Film Courage:  Having grown up around the music business and fellow artists, what can you advise other artists about self-preservation in a fickle industry?

Dominique:  I can only say what works for me. I don’t make my self-worth dependent upon success or failure. People are not their career or the lack thereof. Art is subjective. Some people will like your creation, some people won’t. Focus on the art. I remind myself to enjoy the ride and not make my happiness dependent upon the destination or result, because I don’t have control over that. I try not to take rejection personally and I don’t allow success to feed my ego. Staying grounded is crucial. It’s also important to have passions and things that bring you joy, besides the industry.

Film Courage:  How much of a role does intuition and dreams play in your projects and daily life?

Dominique: A huge role. Every project develops through a feeling, a daydream, something I care about deeply and that I have to get out and share.

Film Courage:  Is there a book or song that brings you great comfort and joy?

Dominique:  Yes, the Scorpions song “Life’s Like A River” (1976). My father produced it and my mother wrote the lyrics, when she was pregnant with me. It contains her wisdom and life philosophy and she raised me according to it.

Film Courage:  What’s the antidote to self-criticism and artistic doubt?

Dominique:  I wish I had an antidote! Again, I can only say what has worked for me in the past: Let go of your ego. Don’t be too hard on yourself. It’s important not to compare oneself to other artist or what they have achieved. Accept that everyone has a different path. Everyone has something to give. Listen to your heart when creating something and make art and the story the main focus. Say something you deeply care about and let that guide you.

A REASON Theatrical Trailer from Risberg Schilling Productions on Vimeo.



A Reason Movie



About Writer / Director Dominique Schilling:

Vice-President of Risberg Schilling Productions, LLC

Dominique Schilling was born into a music industry family and spent most of her childhood in music studios and at Rock concerts. She grew up in Germany, Italy, and Switzerland.

She received her bachelor’s degree in English/Writing, summa cum laude, studied stage directing at the Beverly Hills Playhouse and later went to film school at the New York Film Academy.

She started out, working as a performance artist, doing self-written and directed shows with a troupe, which included dance, vocals, instrumentation, acting, and pantomime.

Because of her interest in other cultures and philosophies, she has lived in Hawaii and has travelled all over Western Europe as well as to Eastern Europe, Russia, North & Central America, and Africa.

She uses these experiences in her work, revealing diverse and contrasting perspectives through the eyes of her characters while emphasizing the importance of building bridges and understanding, most of all within the family unit.

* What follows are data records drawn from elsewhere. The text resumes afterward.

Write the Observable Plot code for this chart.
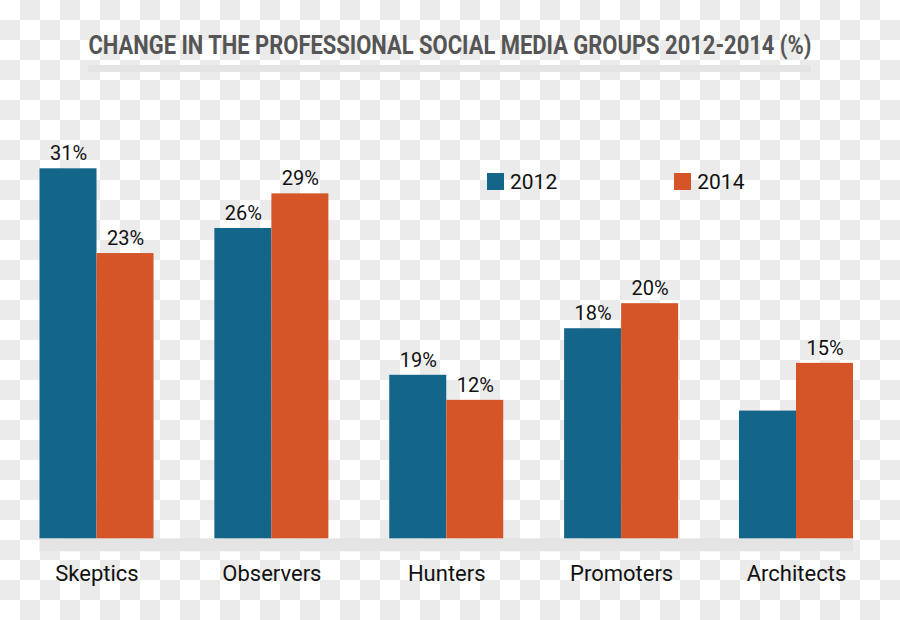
<!DOCTYPE html>
<html>
<head>
<meta charset="utf-8">
<script src="https://cdn.jsdelivr.net/npm/d3@7"></script>
<script src="https://cdn.jsdelivr.net/npm/@observablehq/plot@0.6"></script>
<style>
  html, body { margin: 0; padding: 0; }
  body {
    width: 900px; height: 620px; position: relative; overflow: hidden;
    background-color: #ffffff;
    background-image: conic-gradient(#ebebeb 0 25%, #ffffff 0 50%, #ebebeb 0 75%, #ffffff 0);
    background-size: 40px 40px;
    background-position: 0 0;
    font-family: Roboto, "Noto Sans", sans-serif;
  }
  #title {
    position: absolute; left: 0; top: 31px; width: 900px; text-align: center;
    font-family: Roboto, sans-serif; font-weight: 700; font-size: 25px; line-height: 30px;
    color: #555555; white-space: nowrap;
  }
  #title span { display: inline-block; transform-origin: 50% 50%; }
  #underline { position: absolute; left: 88px; top: 65px; width: 723px; height: 7px; background: #e4e4e4; }
  #chart { position: absolute; left: 0; top: 80px; }
  #legend { position: absolute; left: 487px; top: 165px; }
  .lg-swatch { margin-right: 117px !important; }
  .lg-swatch > svg { margin-right: 6px !important; }
</style>
</head>
<body>
<div id="title"><span>CHANGE IN THE PROFESSIONAL SOCIAL MEDIA GROUPS 2012-2014 (%)</span></div>
<div id="underline"></div>
<div id="legend"></div>
<div id="chart"></div>
<script>
// Data
const categories = ["Skeptics", "Observers", "Hunters", "Promoters", "Architects"];
const years = ["2012", "2014"];
// bar heights as drawn (percent units)
const values2012 = [31, 26, 13.7, 17.6, 10.7];
const values2014 = [23.9, 28.9, 11.6, 19.7, 14.7];
// printed labels
const labels2012 = ["31%", "26%", "19%", "18%", ""];
const labels2014 = ["23%", "29%", "12%", "20%", "15%"];
const colors = ["#13658a", "#d65528"];

// condense the title to the reference's width
const tspan = document.querySelector("#title span");
const natural = tspan.getBoundingClientRect().width;
tspan.style.transform = `scaleX(${723 / natural})`;

const rows = [];
categories.forEach((c, i) => {
  rows.push({group: c, year: years[0], value: values2012[i], label: labels2012[i]});
  rows.push({group: c, year: years[1], value: values2014[i], label: labels2014[i]});
});

const plot = Plot.plot({
  width: 900,
  height: 540,
  marginTop: 88.3,
  marginBottom: 81.7,
  marginLeft: 39.5,
  marginRight: 47,
  style: {background: "transparent", fontFamily: "Roboto, sans-serif", fontSize: "22px", color: "#111111"},
  fx: {domain: categories, paddingInner: 0.348, paddingOuter: 0, round: false, axis: "bottom", tickSize: 0, tickPadding: 27, label: null},
  x: {domain: years, padding: 0, round: false, axis: null},
  y: {domain: [0, 31], axis: null},
  color: {domain: years, range: colors},
  marks: [
    Plot.barY(rows, {fx: "group", x: "year", y: "value", fill: "year"}),
    Plot.text(rows.filter(d => d.label), {fx: "group", x: "year", y: "value", text: "label", dy: -15, fontSize: 20, fill: "#111111"})
  ]
});
document.getElementById("chart").appendChild(plot);

// grey base band under the bars
const fxs = plot.scale("fx");
const ys = plot.scale("y");
const y0 = ys.apply(0);
d3.select(plot).insert("rect", ":first-child")
  .attr("x", fxs.range[0])
  .attr("width", fxs.range[1] - fxs.range[0])
  .attr("y", y0)
  .attr("height", 13)
  .attr("fill", "#e4e4e4");

const legend = Plot.legend({
  color: {domain: years, range: colors},
  swatchSize: 17,
  className: "lg",
  style: {fontSize: "21px", fontFamily: "Roboto, sans-serif", color: "#111111", background: "transparent"}
});
document.getElementById("legend").appendChild(legend);
</script>
</body>
</html>
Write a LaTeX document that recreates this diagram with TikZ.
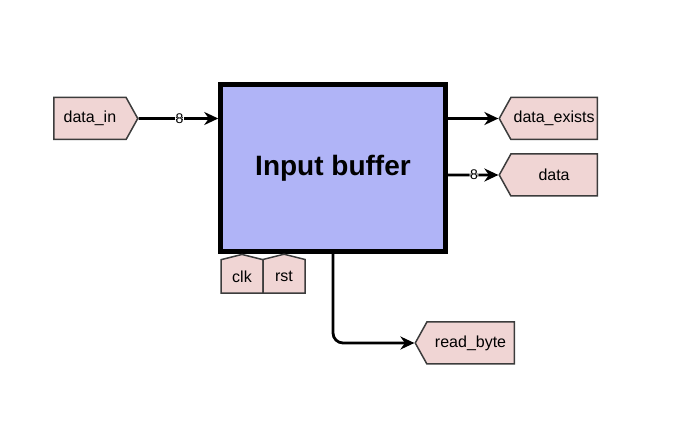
\documentclass[tikz,border=0pt]{standalone}
\usepackage{fontspec}
\setmainfont{Liberation Sans}
\usetikzlibrary{shapes}
\usetikzlibrary{arrows,arrows.meta}
\usetikzlibrary{positioning}
\definecolor{portfill}{RGB}{240,213,212}
\definecolor{portline}{RGB}{60,60,60}
\definecolor{buffill}{RGB}{176,180,247}

\begin{document}
\begin{tikzpicture}[x=1pt,y=-1pt]
\tikzstyle{port}=[
        draw=portline,
        fill=portfill,
        line width=1.5pt,
        shape=signal,
        signal pointer angle=122,
        inner sep=0pt,
        minimum height=42pt,
        font=\fontsize{16}{19}\selectfont
]
\tikzstyle{portin}=[port,signal to=east,signal from=nowhere]
\tikzstyle{portout}=[port,signal to=west,signal from=nowhere]
\tikzstyle{portclk}=[port,signal to=north,signal from=nowhere,signal pointer angle=152,minimum height=36pt,minimum width=42pt]
\tikzstyle{bloc}=[rectangle,draw=black,line width=4.5pt,fill=buffill,
        minimum width=225pt,minimum height=167pt,
        font=\fontsize{28}{33}\selectfont\bfseries]
\tikzstyle{width}=[fill=white,inner sep=0.5pt,font=\fontsize{14}{16}\selectfont]
%styledesflèches
\tikzstyle{bus}=[-{Stealth[length=14pt,width=13pt,inset=4.5pt]},line width=2.8pt,rounded corners=10pt]
\useasboundingbox (0,0) rectangle (697,430);
%placementdesnœuds
\node[bloc] (buf) at (333,168) {Input buffer};
\node[portin,minimum width=84pt,anchor=west] (datain) at (53,118.5) {data\_in};
\node[portout,minimum width=98pt,anchor=east] (exists) at (598,118.5) {data\_exists};
\node[portout,minimum width=98pt,anchor=east] (data) at (598,175) {data};
\node[portclk,anchor=south] (clk) at (242,294) {clk};
\node[portclk,anchor=south] (rst) at (284,294) {rst};
\node[portout,minimum width=99pt,anchor=east] (readb) at (515,343) {read\_byte};
%Placementdesflèches
\draw[bus] (datain) -- (buf.west |- datain) node[width,midway,xshift=1pt]{8};
\draw[bus] (buf.east |- exists) -- (exists);
\draw[bus] (buf.east |- data) -- (data) node[width,midway,xshift=1pt]{8};
\draw[bus] (buf.south) |- (readb);
\end{tikzpicture}
\end{document}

In the past few years, she has written several screenplays and has directed a feature film, a documentary, and 5 short films. Her films “Business As Usual”, “Breaking with Tradition”, and “A Black Lie” have screened in festivals all over the globe, receiving best documentary and best director nominations. She won the award for “Best Feature Writer” for her feature film “A Reason” at the LA Femme Film Festival in 2014  and the Jury Award “Phenomenal Woman in Film” at OUFF.  She also directs international commercials and music videos.

She recently directed the award-winning feature film drama “A REASON”, starring Golden Globe Nominee Marion Ross, Roxanne Hart, Magda Apanowicz and Nick Eversman, which had a theatrical release in Aug 2015 and is now out On Demand & DVD.

Her next feature film “Little Girl, Big Eyes” is currently in development under Risberg Schilling Productions, with Caroline Risberg as producer, which she is set to direct in 2018. Dominique Schilling lives in Los Angeles, California.